Why? Because recruiters and hiring managers spend countless hours every week wading through an endless torrent of resumes. They tell the story of someone’s work experience and have a fairly similar look, layout and length. If your resume is easy to read on screen and in print, it is much more likely that a recruiter will read your resume and you start creating a great first impression because you’ve presented your credentials in a professional manner—something many applicants do not do.
There are thousands of fonts, but the handful we’re about to discuss have been universally accepted by the business community as appropriate for business communication. They were all designed with clarity and readability in mind.
You may find some of these fonts difficult to tell apart (I know I do without careful examination). You may need to choose a font that allows you to fit lots of text into a small space legibly, or you might opt for larger font sizes to fill space. Note that all these fonts are readily readable on screen and in print.
Best Fonts for Resumes and Business Communication
Try out how each of these fonts looks at 12-point size for your resume:
Helvetica is a clean sans-serif font (no fussy curly bits).
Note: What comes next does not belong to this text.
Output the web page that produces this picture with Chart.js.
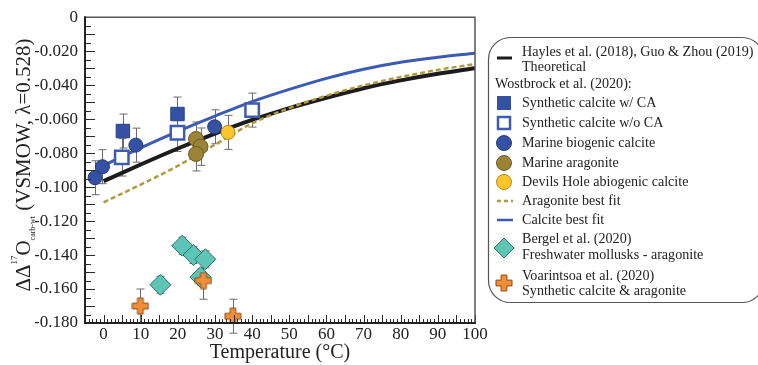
<!DOCTYPE html>
<html>
<head>
<meta charset="utf-8">
<script src="https://cdn.jsdelivr.net/npm/chart.js@4.4.1/dist/chart.umd.min.js"></script>
<style>
  html, body { margin: 0; padding: 0; background: #fff; }
</style>
</head>
<body>
<canvas id="chart" width="758" height="365"></canvas>
<script>
const SERIF = '"Liberation Serif", "DejaVu Serif", serif';

// Axis ticks
const xTickValues = [0, 10, 20, 30, 40, 50, 60, 70, 80, 90, 100];
const yTickValues = [0, -0.02, -0.04, -0.06, -0.08, -0.10, -0.12, -0.14, -0.16, -0.18];

// Theoretical and best-fit curves (temperature in °C)
const curveTemp = [0, 10, 20, 30, 40, 50, 60, 70, 80, 90, 100];
const theoryVal = [-0.0965, -0.0867, -0.0773, -0.0685, -0.0605, -0.0535, -0.0474, -0.0418, -0.0372, -0.0333, -0.0300];
const aragFitVal = [-0.109, -0.0985, -0.0875, -0.0750, -0.0625, -0.0535, -0.0462, -0.0402, -0.0352, -0.0310, -0.0276];
const calcFitTemp = [-1, 0, 10, 20, 30, 40, 50, 60, 70, 80, 90, 100];
const calcFitVal = [-0.0882, -0.0872, -0.0769, -0.0672, -0.0582, -0.0497, -0.0425, -0.0360, -0.0306, -0.0265, -0.0236, -0.0212];

// Wostbrock et al. (2020)
const caWithTemp = [5.2, 19.9];
const caWithVal = [-0.067, -0.057];
const caWithErr = [0.010, 0.010];
const caWithoutTemp = [4.9, 19.9, 40.0];
const caWithoutVal = [-0.0825, -0.068, -0.0547];
const caWithoutErr = [0.011, 0.011, 0.010];
const bioTemp = [-2.3, -0.3, 8.7, 29.9];
const bioVal = [-0.0945, -0.088, -0.0753, -0.0645];
const bioErr = [0.010, 0.010, 0.010, 0.010];
const aragTemp = [24.9, 26.1, 24.9];
const aragVal = [-0.0717, -0.0762, -0.0805];
const aragErr = [0.010, 0.011, 0.010];
const devilsTemp = [33.5];
const devilsVal = [-0.0678];
const devilsErr = [0.010];

// Bergel et al. (2020)
const bergelTemp = [21.2, 24.2, 27.4, 26.1, 15.3];
const bergelVal = [-0.1345, -0.140, -0.1425, -0.153, -0.1575];
const bergelErr = [0.005, 0.005, 0.005, 0.005, 0.005];

// Voarintsoa et al. (2020)
const voarTemp = [9.9, 26.9, 34.8];
const voarVal = [-0.170, -0.155, -0.176];
const voarErr = [0.010, 0.011, 0.010];

const BLUE = '#3451a3';
const BLUE_LINE = '#3d5bb0';
const OLIVE = '#9b8438';
const YELLOW = '#fcc52c';
const TEAL = '#5cc5b6';
const ORANGE = '#f28e35';
const DASH = '#b0993f';

const pts = (xs, ys) => xs.map((v, i) => ({ x: v, y: ys[i] }));

function plusMarker(size, fill, stroke) {
    const c = document.createElement('canvas');
    c.width = c.height = size;
    const g = c.getContext('2d');
    const m = size / 2, arm = size / 2 - 1, w = 2.9;
    g.beginPath();
    g.moveTo(m - w, m - arm); g.lineTo(m + w, m - arm); g.lineTo(m + w, m - w);
    g.lineTo(m + arm, m - w); g.lineTo(m + arm, m + w); g.lineTo(m + w, m + w);
    g.lineTo(m + w, m + arm); g.lineTo(m - w, m + arm); g.lineTo(m - w, m + w);
    g.lineTo(m - arm, m + w); g.lineTo(m - arm, m - w); g.lineTo(m - w, m - w);
    g.closePath();
    g.fillStyle = fill; g.fill();
    g.strokeStyle = stroke; g.lineWidth = 1; g.stroke();
    return c;
}
const plusImg = plusMarker(18, ORANGE, '#8b4f1d');

function scatter(label, xs, ys, errs, style, order) {
    return Object.assign({
        type: 'scatter', label, data: pts(xs, ys), errors: errs, order,
        showLine: false, borderWidth: 1
    }, style);
}

function curve(label, xs, ys, color, width, dash) {
    return {
        type: 'line', label, data: pts(xs, ys), order: 20,
        borderColor: color, borderWidth: width, borderDash: dash || [],
        pointRadius: 0, fill: false, cubicInterpolationMode: 'monotone'
    };
}

// Vertical error bars, drawn under the markers
const errorBars = {
    id: 'errorBars',
    beforeDatasetsDraw(chart) {
        const { ctx, scales: { x, y } } = chart;
        ctx.save();
        ctx.strokeStyle = '#6b6b6b';
        ctx.lineWidth = 1;
        chart.data.datasets.forEach((ds) => {
            if (!ds.errors) return;
            ds.data.forEach((p, i) => {
                const e = ds.errors[i];
                const px = Math.round(x.getPixelForValue(p.x)) + 0.5;
                const top = y.getPixelForValue(p.y + e);
                const bot = y.getPixelForValue(p.y - e);
                ctx.beginPath();
                ctx.moveTo(px, top); ctx.lineTo(px, bot);
                ctx.moveTo(px - 4, top); ctx.lineTo(px + 4, top);
                ctx.moveTo(px - 4, bot); ctx.lineTo(px + 4, bot);
                ctx.stroke();
            });
        });
        ctx.restore();
    }
};

// Box frame plus inward major/minor tick marks
const frameTicks = {
    id: 'frameTicks',
    afterDatasetsDraw(chart) {
        const { ctx, chartArea: a, scales: { x, y } } = chart;
        ctx.save();
        ctx.strokeStyle = '#2a2a2a';
        ctx.lineWidth = 1;
        for (let t = -5; t <= 100; t++) {
            const px = Math.round(x.getPixelForValue(t)) + 0.5;
            const len = t % 5 === 0 ? 8 : 4;
            ctx.beginPath(); ctx.moveTo(px, a.bottom); ctx.lineTo(px, a.bottom - len); ctx.stroke();
        }
        for (let i = 0; i <= 36; i++) {
            const py = Math.round(y.getPixelForValue(-i * 0.005)) + 0.5;
            const len = i % 2 === 0 ? 10 : 6;
            ctx.beginPath(); ctx.moveTo(a.left, py); ctx.lineTo(a.left + len, py); ctx.stroke();
        }
        ctx.strokeStyle = '#555';
        ctx.lineWidth = 1.5;
        ctx.beginPath();
        ctx.moveTo(a.left, a.top); ctx.lineTo(a.right, a.top); ctx.lineTo(a.right, a.bottom);
        ctx.stroke();
        ctx.strokeStyle = '#222';
        ctx.lineWidth = 2;
        ctx.beginPath();
        ctx.moveTo(a.left, a.top - 1); ctx.lineTo(a.left, a.bottom); ctx.lineTo(a.right + 1, a.bottom);
        ctx.stroke();
        ctx.restore();
    }
};

// Rotated y title with superscript / subscript parts
const yTitle = {
    id: 'yTitle',
    afterDraw(chart) {
        const { ctx } = chart;
        const parts = [
            { t: 'ΔΔ', size: 21, dy: 0 },
            { t: '17', size: 9, dy: -13 },
            { t: 'O', size: 21, dy: 0 },
            { t: 'carb-wt', size: 8, dy: 5 },
            { t: ' (VSMOW, λ=0.528)', size: 21, dy: 0 }
        ];
        ctx.save();
        ctx.translate(30, 165);
        ctx.rotate(-Math.PI / 2);
        ctx.fillStyle = '#222';
        ctx.textBaseline = 'alphabetic';
        let total = 0;
        parts.forEach(p => { ctx.font = `${p.size}px ${SERIF}`; p.w = ctx.measureText(p.t).width; total += p.w; });
        let cx = -total / 2;
        parts.forEach(p => {
            ctx.font = `${p.size}px ${SERIF}`;
            ctx.fillText(p.t, cx, p.dy);
            cx += p.w;
        });
        ctx.restore();
    }
};

// Legend panel on the right
const legendRows = [
    { y: 52, text: 'Hayles et al. (2018), Guo & Zhou (2019)' },
    { y: 67, text: 'Theoretical' },
    { y: 84, text: 'Wostbrock et al. (2020):', x: 495 },
    { y: 103, text: 'Synthetic calcite w/ CA' },
    { y: 123, text: 'Synthetic calcite w/o CA' },
    { y: 143, text: 'Marine biogenic calcite' },
    { y: 163, text: 'Marine aragonite' },
    { y: 182, text: 'Devils Hole abiogenic calcite' },
    { y: 201, text: 'Aragonite best fit' },
    { y: 220, text: 'Calcite best fit' },
    { y: 239, text: 'Bergel et al. (2020)' },
    { y: 255, text: 'Freshwater mollusks - aragonite' },
    { y: 276, text: 'Voarintsoa et al. (2020)' },
    { y: 291, text: 'Synthetic calcite & aragonite' }
];

const legendPanel = {
    id: 'legendPanel',
    afterDraw(chart) {
        const { ctx } = chart;
        ctx.save();
        // rounded box, its right side runs past the canvas edge
        const L = 488.5, T = 37.5, R = 764, B = 302.5, r = 22;
        ctx.strokeStyle = '#555';
        ctx.lineWidth = 1.2;
        ctx.beginPath();
        ctx.moveTo(L + r, T); ctx.lineTo(R - r, T); ctx.arcTo(R, T, R, T + r, r);
        ctx.lineTo(R, B - r); ctx.arcTo(R, B, R - r, B, r);
        ctx.lineTo(L + r, B); ctx.arcTo(L, B, L, B - r, r);
        ctx.lineTo(L, T + r); ctx.arcTo(L, T, L + r, T, r);
        ctx.stroke();

        // slightly condensed serif text
        ctx.fillStyle = '#222';
        ctx.font = `15.5px ${SERIF}`;
        ctx.textBaseline = 'middle';
        legendRows.forEach(row => {
            ctx.save();
            ctx.translate(row.x || 522, row.y);
            ctx.scale(0.91, 1);
            ctx.fillText(row.text, 0, 0);
            ctx.restore();
        });

        const mx = 504;
        // theoretical line
        ctx.strokeStyle = '#1c1c1c'; ctx.lineWidth = 3;
        ctx.beginPath(); ctx.moveTo(497, 58); ctx.lineTo(512, 58); ctx.stroke();
        // filled / open squares
        ctx.fillStyle = BLUE; ctx.fillRect(mx - 7, 96, 14, 14);
        ctx.fillStyle = '#fff'; ctx.strokeStyle = BLUE_LINE; ctx.lineWidth = 2.5;
        ctx.fillRect(mx - 6, 117, 12, 12); ctx.strokeRect(mx - 6, 117, 12, 12);
        // circles
        [[143, BLUE, '#24397a'], [163, OLIVE, '#6b5a22'], [182, YELLOW, '#b08a10']].forEach(([cy, f, s]) => {
            ctx.beginPath(); ctx.arc(mx, cy, 7.5, 0, Math.PI * 2);
            ctx.fillStyle = f; ctx.fill(); ctx.strokeStyle = s; ctx.lineWidth = 1; ctx.stroke();
        });
        // fit lines
        ctx.strokeStyle = DASH; ctx.lineWidth = 2.5; ctx.setLineDash([4, 3]);
        ctx.beginPath(); ctx.moveTo(497, 201); ctx.lineTo(513, 201); ctx.stroke();
        ctx.setLineDash([]);
        ctx.strokeStyle = BLUE_LINE; ctx.lineWidth = 2.5;
        ctx.beginPath(); ctx.moveTo(497, 220); ctx.lineTo(513, 220); ctx.stroke();
        // diamond
        ctx.beginPath();
        ctx.moveTo(mx, 238); ctx.lineTo(mx + 10, 248); ctx.lineTo(mx, 258); ctx.lineTo(mx - 10, 248); ctx.closePath();
        ctx.fillStyle = TEAL; ctx.fill(); ctx.strokeStyle = '#2e6e66'; ctx.lineWidth = 1; ctx.stroke();
        // plus
        ctx.drawImage(plusImg, mx - 9, 274);
        ctx.restore();
    }
};

const datasets = [
    scatter('Voarintsoa et al. (2020)', voarTemp, voarVal, voarErr,
        { pointStyle: plusImg, pointRadius: 9 }, 0),
    scatter('Bergel et al. (2020)', bergelTemp, bergelVal, bergelErr,
        { pointStyle: 'rectRot', pointRadius: 10.5, backgroundColor: TEAL, borderColor: '#2e6e66' }, 1),
    scatter('Devils Hole abiogenic calcite', devilsTemp, devilsVal, devilsErr,
        { pointStyle: 'circle', pointRadius: 7, backgroundColor: YELLOW, borderColor: '#b08a10' }, 2),
    scatter('Marine aragonite', aragTemp, aragVal, aragErr,
        { pointStyle: 'circle', pointRadius: 7.5, backgroundColor: OLIVE, borderColor: '#6b5a22' }, 3),
    scatter('Marine biogenic calcite', bioTemp, bioVal, bioErr,
        { pointStyle: 'circle', pointRadius: 7, backgroundColor: BLUE, borderColor: '#24397a' }, 4),
    scatter('Synthetic calcite w/o CA', caWithoutTemp, caWithoutVal, caWithoutErr,
        { pointStyle: 'rect', pointRadius: 9.5, backgroundColor: '#fff', borderColor: BLUE_LINE, borderWidth: 2.5 }, 5),
    scatter('Synthetic calcite w/ CA', caWithTemp, caWithVal, caWithErr,
        { pointStyle: 'rect', pointRadius: 9.5, backgroundColor: BLUE, borderColor: '#2a4088' }, 6),
    curve('Calcite best fit', calcFitTemp, calcFitVal, BLUE_LINE, 3),
    curve('Aragonite best fit', curveTemp, aragFitVal, DASH, 2.5, [5, 3]),
    curve('Theoretical', curveTemp, theoryVal, '#1c1c1c', 4)
];

new Chart(document.getElementById('chart'), {
    data: { datasets },
    options: {
        responsive: false,
        animation: false,
        layout: { padding: { left: 35, right: 283, top: 17, bottom: 0 } },
        plugins: { legend: { display: false }, tooltip: { enabled: false } },
        scales: {
            x: {
                type: 'linear', min: -5, max: 100,
                afterBuildTicks: s => { s.ticks = xTickValues.map(v => ({ value: v })); },
                afterFit: s => { s.height = 42; },
                grid: { display: false, drawTicks: false },
                border: { display: false },
                ticks: { font: { family: SERIF, size: 17 }, color: '#222', padding: 1, maxRotation: 0 },
                title: { display: true, text: 'Temperature (°C)', font: { family: SERIF, size: 20 }, color: '#222', padding: 0 }
            },
            y: {
                type: 'linear', min: -0.18, max: 0,
                afterBuildTicks: s => { s.ticks = yTickValues.map(v => ({ value: v })); },
                afterFit: s => { s.width = 50; },
                grid: { display: false, drawTicks: false },
                border: { display: false },
                ticks: {
                    font: { family: SERIF, size: 17 }, color: '#222', padding: 7,
                    callback: v => (Math.abs(v) < 1e-9 ? '0' : v.toFixed(3))
                }
            }
        }
    },
    plugins: [errorBars, frameTicks, yTitle, legendPanel]
});
</script>
</body>
</html>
It has superb clarity, on screen or on paper, and gives documents a clean, no-nonsense professional look.
Calibri is a universally readable sans-serif font.
Times New Roman is an elegant serif font, which can make reading a little more difficult in smaller font sizes.
Cambria was created specifically to work well for both on-screen and printed documents. It is crisp and legible even when printed in smaller font sizes, despite being a serif font.
Garamond is the oldest font still in regular use. It’s condensed, which supports increased word density if you have lots of experience and need a smaller font.
Arial has long been approved as one of the most suitable fonts for professional uses, though it becomes hard to read at 10 points or below.
Didot is certainly stylish but it is a serif, which, while making it graphically more elegant, also makes it the least readable in smaller sizes. I’d favor this font only when there’s room for a larger font. Alternatively, you can use up to two fonts on a resume, one for headings and the other for the main text. Didot might a good option for headlines or subheads in your resume.
The Best Font for You
The above are all well-established fonts for use in business communication and are useful for saving space in resumes. They all work, and each is a personal favorite of at least one of the great resume writers I’ve known and respected for years. These fonts are all reliably readable on screen or in print in a wide range of font sizes, so the subtlest of your unique needs may sway you one way or another, but they are all sensible choices.